### GOAL
All of the data should be repeated exactly; pictures are not part of the copy.

### MATERIAL
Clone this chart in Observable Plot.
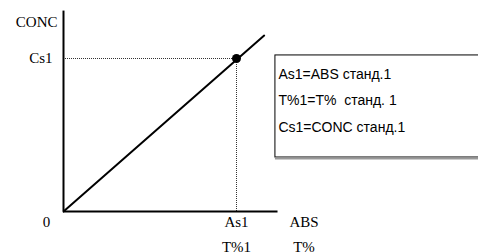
<!DOCTYPE html>
<html><head><meta charset="utf-8">
<script src="https://cdn.jsdelivr.net/npm/d3@7"></script>
<script src="https://cdn.jsdelivr.net/npm/@observablehq/plot@0.6"></script>
<style>html,body{margin:0;padding:0;background:#fff;overflow:hidden}</style>
</head><body><div id="chart"></div>
<script>
// Calibration line (abstract units, standard = 1)
const lineAbs = [0, 1.16];
const lineConc = [0, 1.15];
// Standard point
const stdAbs = [1];
const stdConc = [1];
// Axis extents
const xAxisEnd = 1.24;
const yAxisEnd = 1.31;
// Tick labels
const xTickPos = [1, 1.39];
const xTickLabels = ["As1", "ABS"];
const xTickLabels2 = ["T%1", "T%"];
const yTickPos = [1, 1.24];
const yTickLabels = ["Cs1", "CONC"];
const originLabel = ["0"];
// Legend box
const legendLines = ["As1=ABS станд.1", "T%1=T%  станд. 1", "Cs1=CONC станд.1"];
const legendBox = {x1: 1.225, x2: 3, y1: 0.353, y2: 1.02};

const serif = "'Liberation Serif', 'Times New Roman', serif";
const sans = "'Liberation Sans', Arial, sans-serif";

const lineData = lineAbs.map((a, i) => ({a, c: lineConc[i]}));
const stdData = stdAbs.map((a, i) => ({a, c: stdConc[i]}));
const xTicks = xTickPos.map((p, i) => ({p, t: xTickLabels[i], t2: xTickLabels2[i]}));

const chart = Plot.plot({
  width: 478,
  height: 252,
  margin: 0,
  x: {type: "linear", domain: [0, 1], range: [63, 236], axis: null},
  y: {type: "linear", domain: [0, 1], range: [211, 58], axis: null},
  style: {background: "#fff"},
  marks: [
    // legend box
    Plot.rect([legendBox], {x1: "x1", x2: "x2", y1: "y1", y2: "y2", fill: "#fff", stroke: "#000", strokeWidth: 1}),
    Plot.ruleY([legendBox.y1], {x1: legendBox.x1, x2: legendBox.x2, stroke: "#999", strokeWidth: 2, dy: 1}),
    Plot.text([legendLines.join("\n")], {
      x: legendBox.x1, y: legendBox.y2, text: d => d, textAnchor: "start", lineAnchor: "top",
      dx: 3, dy: 4, lineHeight: 1.92, fontFamily: sans, fontSize: 14, fill: "#000"
    }),
    // dotted guides
    Plot.ruleY(stdData, {y: "c", x1: 0, x2: "a", stroke: "#333", strokeWidth: 1, strokeDasharray: "1,1"}),
    Plot.ruleX(stdData, {x: "a", y1: 0, y2: "c", stroke: "#333", strokeWidth: 1, strokeDasharray: "1,1"}),
    // axes
    Plot.ruleY([0], {x1: 0, x2: xAxisEnd, stroke: "#000", strokeWidth: 2}),
    Plot.ruleX([0], {y1: 0, y2: yAxisEnd, stroke: "#000", strokeWidth: 2}),
    // calibration line
    Plot.line(lineData, {x: "a", y: "c", stroke: "#000", strokeWidth: 2}),
    Plot.dot(stdData, {x: "a", y: "c", r: 4.5, fill: "#000", stroke: "none"}),
    // x tick labels
    Plot.text(xTicks, {x: "p", y: 0, text: "t", lineAnchor: "bottom", dy: 15, fontFamily: serif, fontSize: 15, fill: "#000"}),
    Plot.text(xTicks, {x: "p", y: 0, text: "t2", lineAnchor: "bottom", dy: 40, fontFamily: serif, fontSize: 15, fill: "#000"}),
    Plot.text(originLabel, {x: 0, y: 0, text: d => d, lineAnchor: "bottom", dx: -17, dy: 15, fontFamily: serif, fontSize: 15, fill: "#000"}),
    // y tick labels
    Plot.text([yTickLabels[0]], {x: 0, y: yTickPos[0], text: d => d, textAnchor: "end", lineAnchor: "middle", dx: -11, fontFamily: serif, fontSize: 15, fill: "#000"}),
    Plot.text([yTickLabels[1]], {x: 0, y: yTickPos[1], text: d => d, textAnchor: "end", lineAnchor: "middle", dx: -6, fontFamily: serif, fontSize: 15, fill: "#000"})
  ]
});
document.getElementById("chart").appendChild(chart);
</script>
</body></html>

### RESULT OF THIS TASK
Clone this chart in Observable Plot.
<!DOCTYPE html>
<html><head><meta charset="utf-8">
<script src="https://cdn.jsdelivr.net/npm/d3@7"></script>
<script src="https://cdn.jsdelivr.net/npm/@observablehq/plot@0.6"></script>
<style>html,body{margin:0;padding:0;background:#fff;overflow:hidden}</style>
</head><body><div id="chart"></div>
<script>
// Calibration line (abstract units, standard = 1)
const lineAbs = [0, 1.16];
const lineConc = [0, 1.15];
// Standard point
const stdAbs = [1];
const stdConc = [1];
// Axis extents
const xAxisEnd = 1.24;
const yAxisEnd = 1.31;
// Tick labels
const xTickPos = [1, 1.39];
const xTickLabels = ["As1", "ABS"];
const xTickLabels2 = ["T%1", "T%"];
const yTickPos = [1, 1.24];
const yTickLabels = ["Cs1", "CONC"];
const originLabel = ["0"];
// Legend box
const legendLines = ["As1=ABS станд.1", "T%1=T%  станд. 1", "Cs1=CONC станд.1"];
const legendBox = {x1: 1.225, x2: 3, y1: 0.353, y2: 1.02};

const serif = "'Liberation Serif', 'Times New Roman', serif";
const sans = "'Liberation Sans', Arial, sans-serif";

const lineData = lineAbs.map((a, i) => ({a, c: lineConc[i]}));
const stdData = stdAbs.map((a, i) => ({a, c: stdConc[i]}));
const xTicks = xTickPos.map((p, i) => ({p, t: xTickLabels[i], t2: xTickLabels2[i]}));

const chart = Plot.plot({
  width: 478,
  height: 252,
  margin: 0,
  x: {type: "linear", domain: [0, 1], range: [63, 236], axis: null},
  y: {type: "linear", domain: [0, 1], range: [211, 58], axis: null},
  style: {background: "#fff"},
  marks: [
    // legend box
    Plot.rect([legendBox], {x1: "x1", x2: "x2", y1: "y1", y2: "y2", fill: "#fff", stroke: "#000", strokeWidth: 1}),
    Plot.ruleY([legendBox.y1], {x1: legendBox.x1, x2: legendBox.x2, stroke: "#999", strokeWidth: 2, dy: 1}),
    Plot.text([legendLines.join("\n")], {
      x: legendBox.x1, y: legendBox.y2, text: d => d, textAnchor: "start", lineAnchor: "top",
      dx: 3, dy: 4, lineHeight: 1.92, fontFamily: sans, fontSize: 14, fill: "#000"
    }),
    // dotted guides
    Plot.ruleY(stdData, {y: "c", x1: 0, x2: "a", stroke: "#333", strokeWidth: 1, strokeDasharray: "1,1"}),
    Plot.ruleX(stdData, {x: "a", y1: 0, y2: "c", stroke: "#333", strokeWidth: 1, strokeDasharray: "1,1"}),
    // axes
    Plot.ruleY([0], {x1: 0, x2: xAxisEnd, stroke: "#000", strokeWidth: 2}),
    Plot.ruleX([0], {y1: 0, y2: yAxisEnd, stroke: "#000", strokeWidth: 2}),
    // calibration line
    Plot.line(lineData, {x: "a", y: "c", stroke: "#000", strokeWidth: 2}),
    Plot.dot(stdData, {x: "a", y: "c", r: 4.5, fill: "#000", stroke: "none"}),
    // x tick labels
    Plot.text(xTicks, {x: "p", y: 0, text: "t", lineAnchor: "bottom", dy: 15, fontFamily: serif, fontSize: 15, fill: "#000"}),
    Plot.text(xTicks, {x: "p", y: 0, text: "t2", lineAnchor: "bottom", dy: 40, fontFamily: serif, fontSize: 15, fill: "#000"}),
    Plot.text(originLabel, {x: 0, y: 0, text: d => d, lineAnchor: "bottom", dx: -17, dy: 15, fontFamily: serif, fontSize: 15, fill: "#000"}),
    // y tick labels
    Plot.text([yTickLabels[0]], {x: 0, y: yTickPos[0], text: d => d, textAnchor: "end", lineAnchor: "middle", dx: -11, fontFamily: serif, fontSize: 15, fill: "#000"}),
    Plot.text([yTickLabels[1]], {x: 0, y: yTickPos[1], text: d => d, textAnchor: "end", lineAnchor: "middle", dx: -6, fontFamily: serif, fontSize: 15, fill: "#000"})
  ]
});
document.getElementById("chart").appendChild(chart);
</script>
</body></html>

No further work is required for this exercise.